> _Written request_:
From the very first line of the data to the line containing "from matplotlib.patches import FancyBboxPatch", retype everything exactly, leaving the pictures behind.

> _Data for this task_:

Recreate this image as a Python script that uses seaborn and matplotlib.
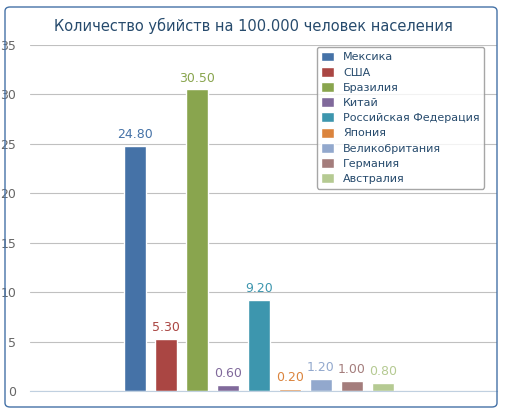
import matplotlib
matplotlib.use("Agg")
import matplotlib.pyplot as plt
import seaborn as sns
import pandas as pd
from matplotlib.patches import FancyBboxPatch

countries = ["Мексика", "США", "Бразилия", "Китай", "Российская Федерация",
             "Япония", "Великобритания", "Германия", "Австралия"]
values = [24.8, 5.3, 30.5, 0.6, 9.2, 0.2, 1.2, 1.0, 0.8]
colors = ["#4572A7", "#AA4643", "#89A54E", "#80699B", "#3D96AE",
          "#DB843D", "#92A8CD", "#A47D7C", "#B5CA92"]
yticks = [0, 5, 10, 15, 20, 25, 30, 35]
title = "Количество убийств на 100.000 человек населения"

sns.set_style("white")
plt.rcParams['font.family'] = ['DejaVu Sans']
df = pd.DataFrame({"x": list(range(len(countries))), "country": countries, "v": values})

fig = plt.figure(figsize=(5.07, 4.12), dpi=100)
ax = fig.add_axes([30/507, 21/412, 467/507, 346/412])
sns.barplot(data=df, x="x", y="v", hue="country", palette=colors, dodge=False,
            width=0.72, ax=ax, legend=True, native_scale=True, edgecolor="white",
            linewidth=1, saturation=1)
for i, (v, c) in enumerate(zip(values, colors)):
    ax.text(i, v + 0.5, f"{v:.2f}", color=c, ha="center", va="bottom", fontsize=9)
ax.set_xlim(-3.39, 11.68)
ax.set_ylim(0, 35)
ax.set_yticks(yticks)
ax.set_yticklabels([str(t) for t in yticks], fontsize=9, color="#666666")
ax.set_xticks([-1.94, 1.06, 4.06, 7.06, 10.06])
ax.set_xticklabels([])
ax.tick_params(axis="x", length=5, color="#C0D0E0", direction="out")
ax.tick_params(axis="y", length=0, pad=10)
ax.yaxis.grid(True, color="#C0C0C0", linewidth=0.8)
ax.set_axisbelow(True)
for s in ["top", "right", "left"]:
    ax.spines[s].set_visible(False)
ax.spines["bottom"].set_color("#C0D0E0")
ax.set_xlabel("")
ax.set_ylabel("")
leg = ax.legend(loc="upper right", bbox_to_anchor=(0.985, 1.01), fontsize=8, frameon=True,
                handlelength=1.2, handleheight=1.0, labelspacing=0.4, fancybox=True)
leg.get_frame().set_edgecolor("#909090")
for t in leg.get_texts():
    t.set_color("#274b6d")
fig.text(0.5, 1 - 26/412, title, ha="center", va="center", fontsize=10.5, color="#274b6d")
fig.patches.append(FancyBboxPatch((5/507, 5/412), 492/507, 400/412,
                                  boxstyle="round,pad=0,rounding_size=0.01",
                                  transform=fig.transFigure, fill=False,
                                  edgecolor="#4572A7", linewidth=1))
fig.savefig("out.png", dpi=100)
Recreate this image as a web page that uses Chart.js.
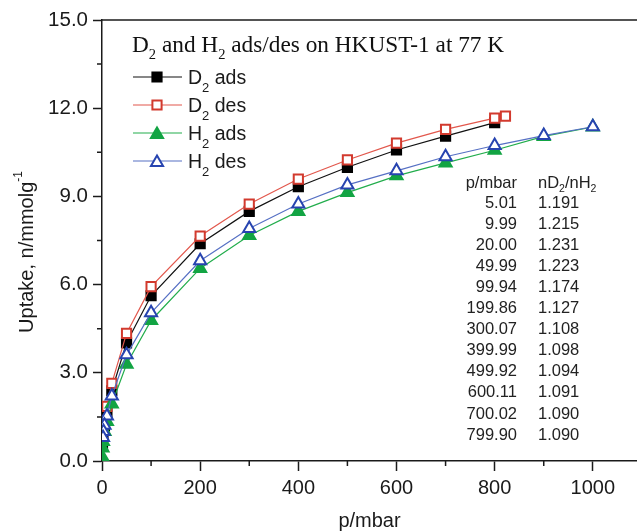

> _Solution for this task_:
Recreate this image as a Python script that uses seaborn and matplotlib.
import matplotlib
matplotlib.use("Agg")
import matplotlib.pyplot as plt
import seaborn as sns
import pandas as pd
from matplotlib.patches import FancyBboxPatch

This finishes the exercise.